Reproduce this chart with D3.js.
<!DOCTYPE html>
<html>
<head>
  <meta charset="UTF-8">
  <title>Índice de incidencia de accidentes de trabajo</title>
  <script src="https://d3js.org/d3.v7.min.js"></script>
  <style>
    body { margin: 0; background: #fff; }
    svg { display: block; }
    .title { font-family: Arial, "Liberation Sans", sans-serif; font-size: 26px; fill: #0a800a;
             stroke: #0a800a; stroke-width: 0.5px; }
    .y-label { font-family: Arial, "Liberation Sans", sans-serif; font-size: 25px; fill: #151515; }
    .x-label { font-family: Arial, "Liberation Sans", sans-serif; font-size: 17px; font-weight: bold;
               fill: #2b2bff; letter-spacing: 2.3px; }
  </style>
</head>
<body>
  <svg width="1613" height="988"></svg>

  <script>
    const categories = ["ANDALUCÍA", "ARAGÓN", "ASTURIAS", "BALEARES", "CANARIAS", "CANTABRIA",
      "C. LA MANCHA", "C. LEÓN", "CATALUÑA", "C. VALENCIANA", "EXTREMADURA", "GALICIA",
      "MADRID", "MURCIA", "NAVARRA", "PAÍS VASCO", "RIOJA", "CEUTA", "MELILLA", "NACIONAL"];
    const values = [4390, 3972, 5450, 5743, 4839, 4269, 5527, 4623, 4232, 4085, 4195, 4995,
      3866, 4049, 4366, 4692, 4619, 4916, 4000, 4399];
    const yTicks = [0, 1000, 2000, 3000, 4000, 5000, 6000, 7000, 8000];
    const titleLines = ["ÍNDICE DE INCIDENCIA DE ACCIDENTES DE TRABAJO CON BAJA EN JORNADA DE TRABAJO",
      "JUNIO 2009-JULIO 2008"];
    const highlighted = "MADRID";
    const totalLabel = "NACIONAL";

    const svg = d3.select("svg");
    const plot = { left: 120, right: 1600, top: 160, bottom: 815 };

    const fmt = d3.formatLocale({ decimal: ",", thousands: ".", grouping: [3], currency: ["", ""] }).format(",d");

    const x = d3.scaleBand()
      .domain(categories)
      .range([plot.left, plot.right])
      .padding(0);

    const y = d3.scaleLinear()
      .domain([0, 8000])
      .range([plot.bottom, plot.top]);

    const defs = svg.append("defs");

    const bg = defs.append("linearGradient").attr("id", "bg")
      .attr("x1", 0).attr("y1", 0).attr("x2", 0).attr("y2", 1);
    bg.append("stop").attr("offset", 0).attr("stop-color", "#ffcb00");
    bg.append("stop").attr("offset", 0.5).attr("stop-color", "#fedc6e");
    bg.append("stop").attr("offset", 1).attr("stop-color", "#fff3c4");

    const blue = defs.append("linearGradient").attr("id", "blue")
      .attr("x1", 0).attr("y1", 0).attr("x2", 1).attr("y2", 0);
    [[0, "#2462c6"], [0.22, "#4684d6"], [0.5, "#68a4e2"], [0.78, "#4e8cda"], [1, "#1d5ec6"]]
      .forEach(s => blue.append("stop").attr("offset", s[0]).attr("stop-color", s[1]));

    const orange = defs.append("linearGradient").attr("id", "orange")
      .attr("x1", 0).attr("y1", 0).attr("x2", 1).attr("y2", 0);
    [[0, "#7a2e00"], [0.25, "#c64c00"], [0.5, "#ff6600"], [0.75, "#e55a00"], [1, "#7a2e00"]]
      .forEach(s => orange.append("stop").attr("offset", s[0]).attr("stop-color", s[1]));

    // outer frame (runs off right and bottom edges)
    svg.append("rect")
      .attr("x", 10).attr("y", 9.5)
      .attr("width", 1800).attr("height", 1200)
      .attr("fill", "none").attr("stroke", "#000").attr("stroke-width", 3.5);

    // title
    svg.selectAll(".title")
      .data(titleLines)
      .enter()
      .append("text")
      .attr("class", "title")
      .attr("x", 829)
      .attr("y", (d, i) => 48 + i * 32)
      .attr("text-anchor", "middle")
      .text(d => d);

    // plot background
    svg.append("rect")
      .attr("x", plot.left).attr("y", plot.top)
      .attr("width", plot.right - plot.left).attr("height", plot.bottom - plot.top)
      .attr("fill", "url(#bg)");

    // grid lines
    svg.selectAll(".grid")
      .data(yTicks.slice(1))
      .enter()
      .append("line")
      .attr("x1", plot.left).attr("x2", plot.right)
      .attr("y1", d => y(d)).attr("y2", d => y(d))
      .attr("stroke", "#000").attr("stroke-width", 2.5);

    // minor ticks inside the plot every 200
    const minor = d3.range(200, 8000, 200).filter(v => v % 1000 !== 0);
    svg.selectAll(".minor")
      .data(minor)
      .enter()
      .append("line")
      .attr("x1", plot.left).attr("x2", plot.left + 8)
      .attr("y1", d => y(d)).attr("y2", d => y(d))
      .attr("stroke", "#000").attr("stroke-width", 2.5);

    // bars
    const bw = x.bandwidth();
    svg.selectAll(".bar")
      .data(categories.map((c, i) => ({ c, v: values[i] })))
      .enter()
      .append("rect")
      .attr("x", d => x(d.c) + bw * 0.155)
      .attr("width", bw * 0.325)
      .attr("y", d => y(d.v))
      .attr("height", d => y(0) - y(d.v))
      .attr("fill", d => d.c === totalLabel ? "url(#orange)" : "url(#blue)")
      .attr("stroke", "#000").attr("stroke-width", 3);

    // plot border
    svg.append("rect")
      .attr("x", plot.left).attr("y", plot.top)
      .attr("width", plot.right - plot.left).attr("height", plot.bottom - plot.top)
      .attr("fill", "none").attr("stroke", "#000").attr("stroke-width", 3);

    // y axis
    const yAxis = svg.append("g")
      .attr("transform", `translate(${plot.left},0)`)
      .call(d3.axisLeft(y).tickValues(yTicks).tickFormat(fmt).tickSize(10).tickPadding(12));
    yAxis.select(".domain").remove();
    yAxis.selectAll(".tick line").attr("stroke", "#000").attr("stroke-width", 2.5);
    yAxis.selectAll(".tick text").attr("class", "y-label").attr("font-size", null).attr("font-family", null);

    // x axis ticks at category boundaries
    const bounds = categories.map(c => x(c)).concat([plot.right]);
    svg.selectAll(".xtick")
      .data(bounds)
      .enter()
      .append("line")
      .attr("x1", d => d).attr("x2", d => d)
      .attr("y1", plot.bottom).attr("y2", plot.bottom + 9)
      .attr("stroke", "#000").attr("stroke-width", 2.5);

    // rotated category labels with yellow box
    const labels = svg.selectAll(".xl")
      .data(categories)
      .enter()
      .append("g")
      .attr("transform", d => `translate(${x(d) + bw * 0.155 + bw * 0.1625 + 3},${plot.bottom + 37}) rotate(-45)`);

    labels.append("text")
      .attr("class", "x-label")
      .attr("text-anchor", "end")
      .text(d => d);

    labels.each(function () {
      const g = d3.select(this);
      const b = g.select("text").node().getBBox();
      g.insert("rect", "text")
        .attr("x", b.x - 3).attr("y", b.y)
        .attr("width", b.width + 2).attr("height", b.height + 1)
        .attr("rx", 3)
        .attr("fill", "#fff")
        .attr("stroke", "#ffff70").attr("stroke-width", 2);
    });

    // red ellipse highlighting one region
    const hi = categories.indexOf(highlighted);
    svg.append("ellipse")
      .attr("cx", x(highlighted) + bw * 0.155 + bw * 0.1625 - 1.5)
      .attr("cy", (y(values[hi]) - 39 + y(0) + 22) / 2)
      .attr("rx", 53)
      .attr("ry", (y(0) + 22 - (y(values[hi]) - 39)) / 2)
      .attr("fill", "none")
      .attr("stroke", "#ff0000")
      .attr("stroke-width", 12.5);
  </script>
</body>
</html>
**********
- **Task instructions**
Output all of the material exactly as written.

- **Answer to the problem**
Reproduce this chart with D3.js.
<!DOCTYPE html>
<html>
<head>
  <meta charset="UTF-8">
  <title>Índice de incidencia de accidentes de trabajo</title>
  <script src="https://d3js.org/d3.v7.min.js"></script>
  <style>
    body { margin: 0; background: #fff; }
    svg { display: block; }
    .title { font-family: Arial, "Liberation Sans", sans-serif; font-size: 26px; fill: #0a800a;
             stroke: #0a800a; stroke-width: 0.5px; }
    .y-label { font-family: Arial, "Liberation Sans", sans-serif; font-size: 25px; fill: #151515; }
    .x-label { font-family: Arial, "Liberation Sans", sans-serif; font-size: 17px; font-weight: bold;
               fill: #2b2bff; letter-spacing: 2.3px; }
  </style>
</head>
<body>
  <svg width="1613" height="988"></svg>

  <script>
    const categories = ["ANDALUCÍA", "ARAGÓN", "ASTURIAS", "BALEARES", "CANARIAS", "CANTABRIA",
      "C. LA MANCHA", "C. LEÓN", "CATALUÑA", "C. VALENCIANA", "EXTREMADURA", "GALICIA",
      "MADRID", "MURCIA", "NAVARRA", "PAÍS VASCO", "RIOJA", "CEUTA", "MELILLA", "NACIONAL"];
    const values = [4390, 3972, 5450, 5743, 4839, 4269, 5527, 4623, 4232, 4085, 4195, 4995,
      3866, 4049, 4366, 4692, 4619, 4916, 4000, 4399];
    const yTicks = [0, 1000, 2000, 3000, 4000, 5000, 6000, 7000, 8000];
    const titleLines = ["ÍNDICE DE INCIDENCIA DE ACCIDENTES DE TRABAJO CON BAJA EN JORNADA DE TRABAJO",
      "JUNIO 2009-JULIO 2008"];
    const highlighted = "MADRID";
    const totalLabel = "NACIONAL";

    const svg = d3.select("svg");
    const plot = { left: 120, right: 1600, top: 160, bottom: 815 };

    const fmt = d3.formatLocale({ decimal: ",", thousands: ".", grouping: [3], currency: ["", ""] }).format(",d");

    const x = d3.scaleBand()
      .domain(categories)
      .range([plot.left, plot.right])
      .padding(0);

    const y = d3.scaleLinear()
      .domain([0, 8000])
      .range([plot.bottom, plot.top]);

    const defs = svg.append("defs");

    const bg = defs.append("linearGradient").attr("id", "bg")
      .attr("x1", 0).attr("y1", 0).attr("x2", 0).attr("y2", 1);
    bg.append("stop").attr("offset", 0).attr("stop-color", "#ffcb00");
    bg.append("stop").attr("offset", 0.5).attr("stop-color", "#fedc6e");
    bg.append("stop").attr("offset", 1).attr("stop-color", "#fff3c4");

    const blue = defs.append("linearGradient").attr("id", "blue")
      .attr("x1", 0).attr("y1", 0).attr("x2", 1).attr("y2", 0);
    [[0, "#2462c6"], [0.22, "#4684d6"], [0.5, "#68a4e2"], [0.78, "#4e8cda"], [1, "#1d5ec6"]]
      .forEach(s => blue.append("stop").attr("offset", s[0]).attr("stop-color", s[1]));

    const orange = defs.append("linearGradient").attr("id", "orange")
      .attr("x1", 0).attr("y1", 0).attr("x2", 1).attr("y2", 0);
    [[0, "#7a2e00"], [0.25, "#c64c00"], [0.5, "#ff6600"], [0.75, "#e55a00"], [1, "#7a2e00"]]
      .forEach(s => orange.append("stop").attr("offset", s[0]).attr("stop-color", s[1]));

    // outer frame (runs off right and bottom edges)
    svg.append("rect")
      .attr("x", 10).attr("y", 9.5)
      .attr("width", 1800).attr("height", 1200)
      .attr("fill", "none").attr("stroke", "#000").attr("stroke-width", 3.5);

    // title
    svg.selectAll(".title")
      .data(titleLines)
      .enter()
      .append("text")
      .attr("class", "title")
      .attr("x", 829)
      .attr("y", (d, i) => 48 + i * 32)
      .attr("text-anchor", "middle")
      .text(d => d);

    // plot background
    svg.append("rect")
      .attr("x", plot.left).attr("y", plot.top)
      .attr("width", plot.right - plot.left).attr("height", plot.bottom - plot.top)
      .attr("fill", "url(#bg)");

    // grid lines
    svg.selectAll(".grid")
      .data(yTicks.slice(1))
      .enter()
      .append("line")
      .attr("x1", plot.left).attr("x2", plot.right)
      .attr("y1", d => y(d)).attr("y2", d => y(d))
      .attr("stroke", "#000").attr("stroke-width", 2.5);

    // minor ticks inside the plot every 200
    const minor = d3.range(200, 8000, 200).filter(v => v % 1000 !== 0);
    svg.selectAll(".minor")
      .data(minor)
      .enter()
      .append("line")
      .attr("x1", plot.left).attr("x2", plot.left + 8)
      .attr("y1", d => y(d)).attr("y2", d => y(d))
      .attr("stroke", "#000").attr("stroke-width", 2.5);

    // bars
    const bw = x.bandwidth();
    svg.selectAll(".bar")
      .data(categories.map((c, i) => ({ c, v: values[i] })))
      .enter()
      .append("rect")
      .attr("x", d => x(d.c) + bw * 0.155)
      .attr("width", bw * 0.325)
      .attr("y", d => y(d.v))
      .attr("height", d => y(0) - y(d.v))
      .attr("fill", d => d.c === totalLabel ? "url(#orange)" : "url(#blue)")
      .attr("stroke", "#000").attr("stroke-width", 3);

    // plot border
    svg.append("rect")
      .attr("x", plot.left).attr("y", plot.top)
      .attr("width", plot.right - plot.left).attr("height", plot.bottom - plot.top)
      .attr("fill", "none").attr("stroke", "#000").attr("stroke-width", 3);

    // y axis
    const yAxis = svg.append("g")
      .attr("transform", `translate(${plot.left},0)`)
      .call(d3.axisLeft(y).tickValues(yTicks).tickFormat(fmt).tickSize(10).tickPadding(12));
    yAxis.select(".domain").remove();
    yAxis.selectAll(".tick line").attr("stroke", "#000").attr("stroke-width", 2.5);
    yAxis.selectAll(".tick text").attr("class", "y-label").attr("font-size", null).attr("font-family", null);

    // x axis ticks at category boundaries
    const bounds = categories.map(c => x(c)).concat([plot.right]);
    svg.selectAll(".xtick")
      .data(bounds)
      .enter()
      .append("line")
      .attr("x1", d => d).attr("x2", d => d)
      .attr("y1", plot.bottom).attr("y2", plot.bottom + 9)
      .attr("stroke", "#000").attr("stroke-width", 2.5);

    // rotated category labels with yellow box
    const labels = svg.selectAll(".xl")
      .data(categories)
      .enter()
      .append("g")
      .attr("transform", d => `translate(${x(d) + bw * 0.155 + bw * 0.1625 + 3},${plot.bottom + 37}) rotate(-45)`);

    labels.append("text")
      .attr("class", "x-label")
      .attr("text-anchor", "end")
      .text(d => d);

    labels.each(function () {
      const g = d3.select(this);
      const b = g.select("text").node().getBBox();
      g.insert("rect", "text")
        .attr("x", b.x - 3).attr("y", b.y)
        .attr("width", b.width + 2).attr("height", b.height + 1)
        .attr("rx", 3)
        .attr("fill", "#fff")
        .attr("stroke", "#ffff70").attr("stroke-width", 2);
    });

    // red ellipse highlighting one region
    const hi = categories.indexOf(highlighted);
    svg.append("ellipse")
      .attr("cx", x(highlighted) + bw * 0.155 + bw * 0.1625 - 1.5)
      .attr("cy", (y(values[hi]) - 39 + y(0) + 22) / 2)
      .attr("rx", 53)
      .attr("ry", (y(0) + 22 - (y(values[hi]) - 39)) / 2)
      .attr("fill", "none")
      .attr("stroke", "#ff0000")
      .attr("stroke-width", 12.5);
  </script>
</body>
</html>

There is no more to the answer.